In Miami, judges have begun sentencing defendants convicted of playing a role in the Medicare fraud scheme. The Department of Health and Human Services (HHS) has initiated the Healthcare Fraud Prevention and Enforcement Action Team (HEAT), which is aimed at reducing Medicare and Medicaid fraud. The indictments include, but are not limited to, conspiracy to defraud the Medicare program, criminal false claims, and violations of the anti-kickback statutes. Last week, the authorities arrested 53 people in Detroit for similar offenses and had indicted over 250 nationwide.
Today, Judge Paul C. Huck sentenced Roberto Rodriguez to 97 months in prison for his role in the scheme, which involved HIV infusion services. Besides prison-time, Rodriguez was also ordered to pay over $9 million in restitution to the Medicare program. In March, Rodriguez plead guilty to healthcare fraud involving a medical center he co-owned--Midway Medical Center--stating he and his co-conspirators knowingly billed Medicare for procedures they did not administer and for drugs he did not prescribe.
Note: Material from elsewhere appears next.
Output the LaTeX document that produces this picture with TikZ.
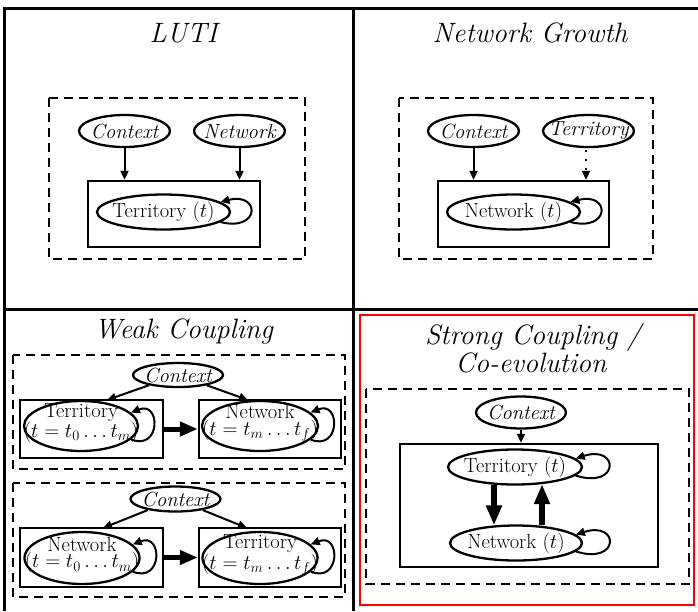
\documentclass[tikz,border=0pt]{standalone}
\usetikzlibrary{arrows.meta,calc,shapes.geometric}
\begin{document}
\begin{tikzpicture}[x=1pt,y=-1pt,
  frame/.style={line width=3pt},
  dbox/.style={draw,dash pattern=on 9pt off 6pt,line width=2.4pt},
  sbox/.style={draw,line width=2.4pt,inner sep=0pt},
  el/.style={draw,ellipse,inner sep=0pt,line width=2.3pt},
  title/.style={font=\fontsize{28}{30}\selectfont\itshape,anchor=base,inner sep=0pt},
  lab/.style={font=\fontsize{20.5}{15}\selectfont,align=center,inner sep=0pt},
  labi/.style={font=\fontsize{20.5}{15}\selectfont\itshape,align=center,inner sep=0pt},
  arr/.style={line width=2pt,-{Triangle[length=9pt,width=8pt]}},
  warr/.style={line width=5pt,-{Triangle[length=18pt,width=14pt]}},
  sarr/.style={line width=5.5pt,-{Triangle[length=20pt,width=15pt]}},
]
\useasboundingbox (0,0) rectangle (698,611);

% ---------- table frame ----------
\draw[frame] (4,611) -- (4,8) -- (698,8);
\draw[frame] (353,8) -- (353,611);
\draw[frame] (4,309) -- (698,309);
\draw[red,line width=2pt] (360,315) rectangle (694,605);

% ---------- LUTI ----------
\node[title] (t1) at (183.5,42) {LUTI};
\draw[dbox] (49,98) rectangle (305,259);
\node[sbox,minimum width=172pt,minimum height=66pt] (lbox) at (174,214) {};
\node[el,minimum width=91pt,minimum height=32pt] (lctx) at (124.5,131) {};
\node[labi] (lctxT) at (lctx) {Context};
\node[el,minimum width=91pt,minimum height=32pt] (lnet) at (239.5,131) {};
\node[labi] (lnetT) at (lnet) {Network};
\node[el,minimum width=133pt,minimum height=35pt] (lter) at (163.5,212) {};
\node[lab] (lterT) at (lter) {Territory $(t)$};
\draw[arr] (lctx) -- (lctx |- lbox.north);
\draw[arr] (lnet) -- (lnet |- lbox.north);
\draw[arr] (lter.-10) .. controls +(40,10) and +(40,-10) .. (lter.10);

% ---------- Network Growth ----------
\node[title] (t2) at (530,42) {Network Growth};
\draw[dbox] (399,98) rectangle (653,259);
\node[sbox,minimum width=171pt,minimum height=66pt] (gbox) at (523.5,214) {};
\node[el,minimum width=91pt,minimum height=32pt] (gctx) at (473.5,131) {};
\node[labi] (gctxT) at (gctx) {Context};
\node[el,minimum width=91pt,minimum height=32pt] (gter) at (588.5,131) {};
\node[labi] (gterT) at (gter) {Territory};
\node[el,minimum width=133pt,minimum height=35pt] (gnet) at (513.5,212) {};
\node[lab] (gnetT) at (gnet) {Network $(t)$};
\draw[arr] (gctx) -- (gctx |- gbox.north);
\coordinate (gterB) at (586,150);
\draw[arr,dash pattern=on 2pt off 7pt] (gterB) -- (gterB |- gbox.north);
\draw[arr] (gnet.-10) .. controls +(40,10) and +(40,-10) .. (gnet.10);

% ---------- Weak Coupling ----------
\node[title] (t3) at (183.7,338) {Weak Coupling};
% first
\draw[dbox] (13,355) rectangle (345,469);
\node[el,minimum width=90pt,minimum height=24pt] (wctx1) at (178,375) {};
\node[labi] (wctx1T) at (wctx1) {Context};
\node[sbox,minimum width=143pt,minimum height=58pt] (wb1l) at (91.5,429) {};
\node[sbox,minimum width=142pt,minimum height=58pt] (wb1r) at (270,429) {};
\node[el,minimum width=114pt,minimum height=50pt] (wter1) at (81,426) {};
\node[lab] (wter1T) at (81,423) {Territory\\$(t=t_0\ldots t_m)$};
\node[el,minimum width=116pt,minimum height=50pt] (wnet1) at (260,426) {};
\node[lab] (wnet1T) at (260,423) {Network\\$(t=t_m\ldots t_f)$};
\coordinate (w1a) at (107,400);
\coordinate (w1b) at (248,400);
\draw[arr] (wctx1) -- (w1a);
\draw[arr] (wctx1) -- (w1b);
\draw[warr] (wb1l.east) -- (wb1r.west);
\draw[arr] (wter1.-15) .. controls +(30,12) and +(30,-12) .. (wter1.15);
\draw[arr] (wnet1.-15) .. controls +(30,12) and +(30,-12) .. (wnet1.15);
% second
\draw[dbox] (13,483) rectangle (345,597);
\node[el,minimum width=90pt,minimum height=25pt] (wctx2) at (175.5,499) {};
\node[labi] (wctx2T) at (wctx2) {Context};
\node[sbox,minimum width=143pt,minimum height=59pt] (wb2l) at (91.5,557.5) {};
\node[sbox,minimum width=142pt,minimum height=59pt] (wb2r) at (270,557.5) {};
\node[el,minimum width=115pt,minimum height=52pt] (wnet2) at (82,558) {};
\node[lab] (wnet2T) at (82,555) {Network\\$(t=t_0\ldots t_m)$};
\node[el,minimum width=115pt,minimum height=52pt] (wter2) at (260,558) {};
\node[lab] (wter2T) at (260,555) {Territory\\$(t=t_m\ldots t_f)$};
\coordinate (w2a) at (103,528);
\coordinate (w2b) at (247,528);
\draw[arr] (wctx2) -- (w2a);
\draw[arr] (wctx2) -- (w2b);
\draw[warr] (wb2l.east) -- (wb2r.west);
\draw[arr] (wnet2.-15) .. controls +(30,12) and +(30,-12) .. (wnet2.15);
\draw[arr] (wter2.-15) .. controls +(30,12) and +(30,-12) .. (wter2.15);

% ---------- Strong Coupling ----------
\node[title] (t4a) at (533,344) {Strong Coupling /};
\node[title] (t4b) at (531,372) {Co-evolution};
\draw[dbox] (366,389) rectangle (689,584);
\node[sbox,minimum width=258pt,minimum height=123pt] (sbox) at (529,505.5) {};
\node[el,minimum width=90pt,minimum height=32pt] (sctx) at (521,412.5) {};
\node[labi] (sctxT) at (sctx) {Context};
\node[el,minimum width=134pt,minimum height=35pt] (ster) at (515,467) {};
\node[lab] (sterT) at (ster) {Territory $(t)$};
\node[el,minimum width=132pt,minimum height=35pt] (snet) at (516,543) {};
\node[lab] (snetT) at (snet) {Network $(t)$};
\draw[arr] (sctx) -- (sctx |- sbox.north);
\draw[sarr] ($(ster.south)+(-21,-1)$) -- ($(snet.north)+(-22,1)$);
\draw[sarr] ($(snet.north)+(26,1)$) -- ($(ster.south)+(27,-1.5)$);
\draw[arr] (ster.-8) .. controls +(44,14) and +(44,-14) .. (ster.8);
\draw[arr] (snet.-8) .. controls +(44,14) and +(44,-14) .. (snet.8);
\end{tikzpicture}
\end{document}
According to the HHS, "[m]ost of the services allegedly provided to patients at Midway were billed to the Medicare program as treatments for thrombocytopenia, a disorder involving a low count of platelets in the blood." After further investigation and admissions by Rodriguez, none of those patients had low platelets, and Rodriguez was aware of this. Rodriguez admitted to having chemists manipulate the blood samples to reflect low platelet levels prior to being sent to be tested by the laboratory. When he received the test results reflecting a low platelet count, he could prescribe the thrombocytopenia medications for the patients. Rodriguez admitted to defrauding Medicare in false claims totaling over $20 million.
Rodriguez defrauded Medicare in multiple clinics. His co-conspirators have also been sentenced to prison. This is the beginning of a string of individuals who will be convicted and sentenced under this nation-wide Medicare fraud scheme.